Thunderstorms swept through at about 3am today, which meant the dogs were off and on my bed, shaking and pressing close to me before overheating, hopping down, and padding into the loo to sprawl on the tile and cool off.

Which means I’ve been up since three, and am on my second jolt of coffee. I could have had a bit of a lie-in if I wasn’t wrangling all sorts of livestock for friends on vacation.

Speaking of which, I have decided I dislike turkeys, but I’ve also found out how to whistle a small herd of goats into behaving properly. (At least, for a while.) Imagine my surprise when I found out goats prefer Ennio Morricone spaghetti western music to any other.

…yeah, it’s been that kind of week. The turkey1, though. My gods.

It wasn’t so bad when he was younger, but said fowl has just arrived at two years old and autumn is the beginning of mating season. So, he’s feeling his oats (such as they are) and while he’s happy to be hand-fed by his regular human, he decided after a few days of my visiting the coop (to take care of him, the geese, and the chickens) that he was called upon to defend the egg room from my depredations.

Said depredations included putting chicken kibble in the trough and collecting eggs. For some reason, the newly adult turkey was unwilling to countenance that, so he came at me in the close confines of said egg room.

Now, he had been getting a little aggressive even with his usual human, so she’d warned me to arm myself. Which is why I had the shovel.

Regular readers will note that it was not the Serious Bizness Shovel featured in SquirrelTerror, but a similar shovel used for coop cleanup and scraping. In short, the Coop Shovel is a serious bit of business in its own right, and he got the back of it when he flew at me in the egg room, his spurs out.
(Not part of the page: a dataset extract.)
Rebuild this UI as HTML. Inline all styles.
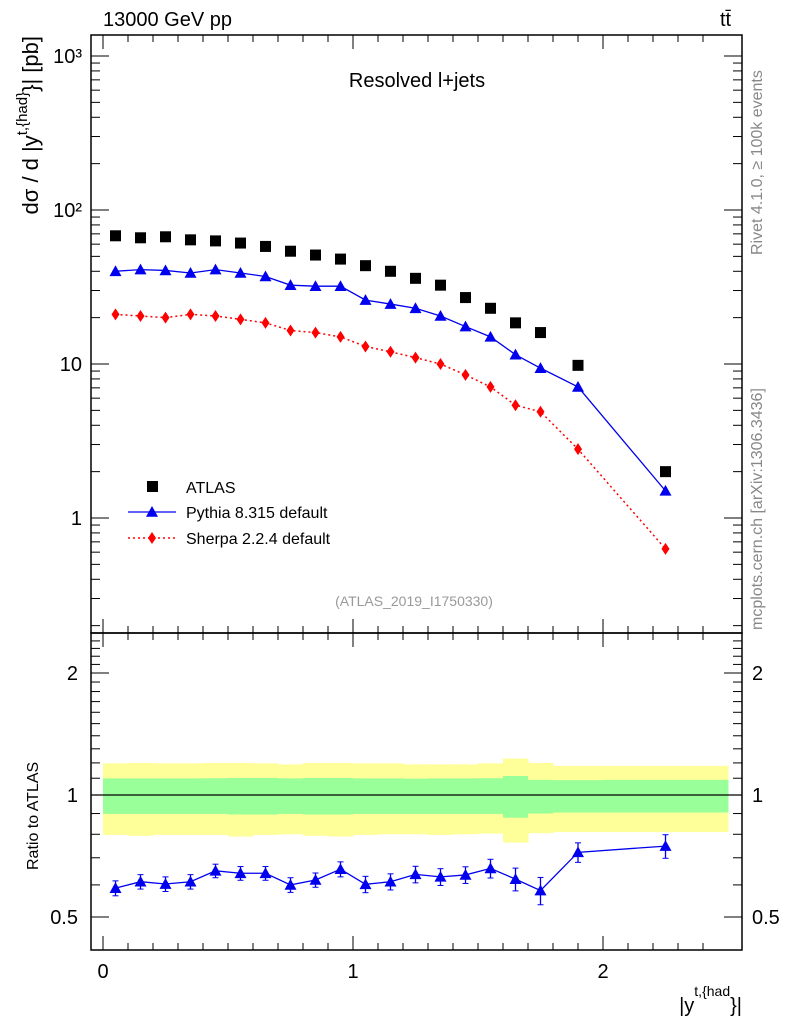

The fellow got cursed and whomped for his pains, and herded out through the door with said backside of said shovel. Now, please note I did not strike even close to hard enough to harm him in any fashion, I just wanted to get him down out of the air and hustled out of the egg room.

But it was a defeat, and like Napoleon, this turkey did not take defeat well.

As a result, I’ve had to think one step ahead of this goddamn fowl for about two weeks now. At first menacing with the shovel in his general direction was enough, but then he figured out I didn’t want to hurt him (because it would make his human sad) and started getting frisky again. I finally arrived at changing up the sequence of feeding at the coop in order to throw him off, but he solved that problem by lurking in the egg room for as much as ten minutes at a time, laying in wait.

That was when I brought in Shirley.

Back when my writing partner owned the bookstore, I would often cruise the Archie McPhee catalogue and find things the place couldn’t do without. Like Clara, the big rubber vulture, or a whole cavalcade of sock monkey merchandise (long story, don’t ask).

Anyway, one of my most amazing finds was a two-foot-tall plastic penguin. I figured her size and strange coloring would keep the turkey’s interest–and ire–for a while, and that would mean I could get the kibble down in peace.

Shirley in her natural habitat. She came to live with me when the store closed.

And it worked. Sort of. For a while.

But then… the turkey got wise.

To be continued…

Notes

  1. For the curious, he’s a heritage Blue Slate or Blue Palm; I can’t figure out quite which.